=== WHAT NEEDS TO BE DONE ===
Please retype the data in full and exactly; the pictures are not part of the copy.

=== DATA ===

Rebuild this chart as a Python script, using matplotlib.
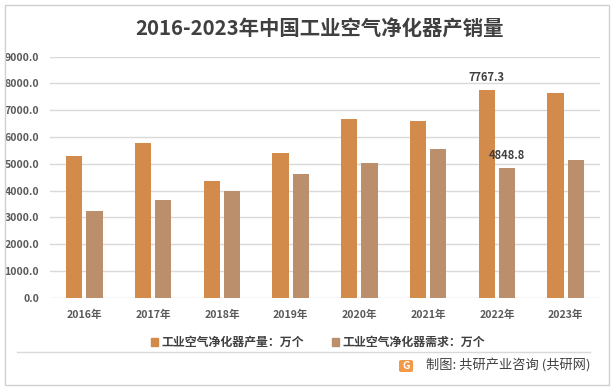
import matplotlib
matplotlib.use("Agg")
import matplotlib.pyplot as plt
import numpy as np
from matplotlib.patches import Rectangle, FancyBboxPatch
from matplotlib.lines import Line2D

plt.rcParams['font.family'] = ['Noto Sans CJK SC', 'DejaVu Sans']

categories = ["2016年", "2017年", "2018年", "2019年", "2020年", "2021年", "2022年", "2023年"]
production = [5290, 5780, 4360, 5400, 6660, 6590, 7767.3, 7640]
demand = [3240, 3650, 3990, 4620, 5020, 5540, 4848.8, 5130]
series_names = ["工业空气净化器产量：万个", "工业空气净化器需求：万个"]
labeled_points = {(0, 6): "7767.3", (1, 6): "4848.8"}
yticks = [0, 1000, 2000, 3000, 4000, 5000, 6000, 7000, 8000, 9000]

c_orange = "#D38B4C"
c_brown = "#BB8E6C"
text_dark = "#595959"

W, H = 614, 388
fig = plt.figure(figsize=(W / 100, H / 100), dpi=100)
fig.patch.set_facecolor("white")

ax = fig.add_axes([50 / W, (H - 297.7) / H, 550 / W, (297.7 - 56.7) / H])
x = np.arange(len(categories))
bw = 0.235
gap = 0.058
ax.bar(x - (bw + gap) / 2, production, width=bw, color=c_orange, zorder=3)
ax.bar(x + (bw + gap) / 2, demand, width=bw, color=c_brown, zorder=3)

for (s, i), lab in labeled_points.items():
    vals = production if s == 0 else demand
    off = -(bw + gap) / 2 if s == 0 else (bw + gap) / 2
    ax.annotate(lab, (x[i] + off, vals[i]), xytext=(0, 4), textcoords="offset points",
                ha="center", va="bottom", fontsize=8, fontweight="bold", color="#404040")

ax.set_xlim(-0.5, len(categories) - 0.5)
ax.set_ylim(0, 9000)
ax.set_yticks(yticks)
ax.set_yticklabels([f"{v:.1f}" for v in yticks])
ax.set_xticks(x)
ax.set_xticklabels(categories)
ax.tick_params(axis="both", length=0, labelsize=7.6, labelcolor=text_dark)
ax.tick_params(axis="y", pad=8)
ax.tick_params(axis="x", pad=9)
for lbl in ax.get_xticklabels() + ax.get_yticklabels():
    lbl.set_fontweight("bold")
ax.grid(axis="y", color="#D9D9D9", linewidth=1, zorder=0)
for sp in ax.spines.values():
    sp.set_visible(False)
ax.set_facecolor("none")

# title
fig.text(320 / W, 1 - 29.5 / H, "2016-2023年中国工业空气净化器产销量", ha="center", va="center",
         fontsize=14.7, fontweight="bold", color="#404040")

# legend
handles = [Rectangle((0, 0), 1, 1, color=c_orange), Rectangle((0, 0), 1, 1, color=c_brown)]
leg = fig.legend(handles, series_names, loc="center", bbox_to_anchor=(318 / W, 1 - 342.5 / H),
                 ncol=2, frameon=False, fontsize=8.6, handlelength=0.6, handleheight=0.6,
                 handletextpad=0.3, columnspacing=2.3, labelcolor="#404040")
for t in leg.get_texts():
    t.set_fontweight("bold")

# separator line
fig.add_artist(Line2D([17 / W, 590 / W], [1 - 352 / H, 1 - 352 / H], color="#D9D9D9", linewidth=1))

# outer border
fig.add_artist(Rectangle((4.5 / W, 1 - 385 / H), (608.5 - 4.5) / W, (385 - 4.5) / H,
                         fill=False, edgecolor="#D0D0D0", linewidth=1, transform=fig.transFigure))

# footer logo and text
fig.add_artist(FancyBboxPatch((399 / W, 1 - 372 / H), 14 / W, 12 / H,
                              boxstyle="round,pad=0,rounding_size=0.004",
                              facecolor="#F2994A", edgecolor="none", transform=fig.transFigure))
fig.text(406 / W, 1 - 366 / H, "G", ha="center", va="center", fontsize=7.5,
         fontweight="bold", color="white")
fig.text(590 / W, 1 - 366 / H, "制图: 共研产业咨询 (共研网)", ha="right", va="center",
         fontsize=9.5, color="#404040")

fig.savefig("out.png", dpi=100)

=== SOLUTION TO THIS EXERCISE ===
Rebuild this chart as a Python script, using matplotlib.
import matplotlib
matplotlib.use("Agg")
import matplotlib.pyplot as plt
import numpy as np
from matplotlib.patches import Rectangle, FancyBboxPatch
from matplotlib.lines import Line2D

plt.rcParams['font.family'] = ['Noto Sans CJK SC', 'DejaVu Sans']

categories = ["2016年", "2017年", "2018年", "2019年", "2020年", "2021年", "2022年", "2023年"]
production = [5290, 5780, 4360, 5400, 6660, 6590, 7767.3, 7640]
demand = [3240, 3650, 3990, 4620, 5020, 5540, 4848.8, 5130]
series_names = ["工业空气净化器产量：万个", "工业空气净化器需求：万个"]
labeled_points = {(0, 6): "7767.3", (1, 6): "4848.8"}
yticks = [0, 1000, 2000, 3000, 4000, 5000, 6000, 7000, 8000, 9000]

c_orange = "#D38B4C"
c_brown = "#BB8E6C"
text_dark = "#595959"

W, H = 614, 388
fig = plt.figure(figsize=(W / 100, H / 100), dpi=100)
fig.patch.set_facecolor("white")

ax = fig.add_axes([50 / W, (H - 297.7) / H, 550 / W, (297.7 - 56.7) / H])
x = np.arange(len(categories))
bw = 0.235
gap = 0.058
ax.bar(x - (bw + gap) / 2, production, width=bw, color=c_orange, zorder=3)
ax.bar(x + (bw + gap) / 2, demand, width=bw, color=c_brown, zorder=3)

for (s, i), lab in labeled_points.items():
    vals = production if s == 0 else demand
    off = -(bw + gap) / 2 if s == 0 else (bw + gap) / 2
    ax.annotate(lab, (x[i] + off, vals[i]), xytext=(0, 4), textcoords="offset points",
                ha="center", va="bottom", fontsize=8, fontweight="bold", color="#404040")

ax.set_xlim(-0.5, len(categories) - 0.5)
ax.set_ylim(0, 9000)
ax.set_yticks(yticks)
ax.set_yticklabels([f"{v:.1f}" for v in yticks])
ax.set_xticks(x)
ax.set_xticklabels(categories)
ax.tick_params(axis="both", length=0, labelsize=7.6, labelcolor=text_dark)
ax.tick_params(axis="y", pad=8)
ax.tick_params(axis="x", pad=9)
for lbl in ax.get_xticklabels() + ax.get_yticklabels():
    lbl.set_fontweight("bold")
ax.grid(axis="y", color="#D9D9D9", linewidth=1, zorder=0)
for sp in ax.spines.values():
    sp.set_visible(False)
ax.set_facecolor("none")

# title
fig.text(320 / W, 1 - 29.5 / H, "2016-2023年中国工业空气净化器产销量", ha="center", va="center",
         fontsize=14.7, fontweight="bold", color="#404040")

# legend
handles = [Rectangle((0, 0), 1, 1, color=c_orange), Rectangle((0, 0), 1, 1, color=c_brown)]
leg = fig.legend(handles, series_names, loc="center", bbox_to_anchor=(318 / W, 1 - 342.5 / H),
                 ncol=2, frameon=False, fontsize=8.6, handlelength=0.6, handleheight=0.6,
                 handletextpad=0.3, columnspacing=2.3, labelcolor="#404040")
for t in leg.get_texts():
    t.set_fontweight("bold")

# separator line
fig.add_artist(Line2D([17 / W, 590 / W], [1 - 352 / H, 1 - 352 / H], color="#D9D9D9", linewidth=1))

# outer border
fig.add_artist(Rectangle((4.5 / W, 1 - 385 / H), (608.5 - 4.5) / W, (385 - 4.5) / H,
                         fill=False, edgecolor="#D0D0D0", linewidth=1, transform=fig.transFigure))

# footer logo and text
fig.add_artist(FancyBboxPatch((399 / W, 1 - 372 / H), 14 / W, 12 / H,
                              boxstyle="round,pad=0,rounding_size=0.004",
                              facecolor="#F2994A", edgecolor="none", transform=fig.transFigure))
fig.text(406 / W, 1 - 366 / H, "G", ha="center", va="center", fontsize=7.5,
         fontweight="bold", color="white")
fig.text(590 / W, 1 - 366 / H, "制图: 共研产业咨询 (共研网)", ha="right", va="center",
         fontsize=9.5, color="#404040")

fig.savefig("out.png", dpi=100)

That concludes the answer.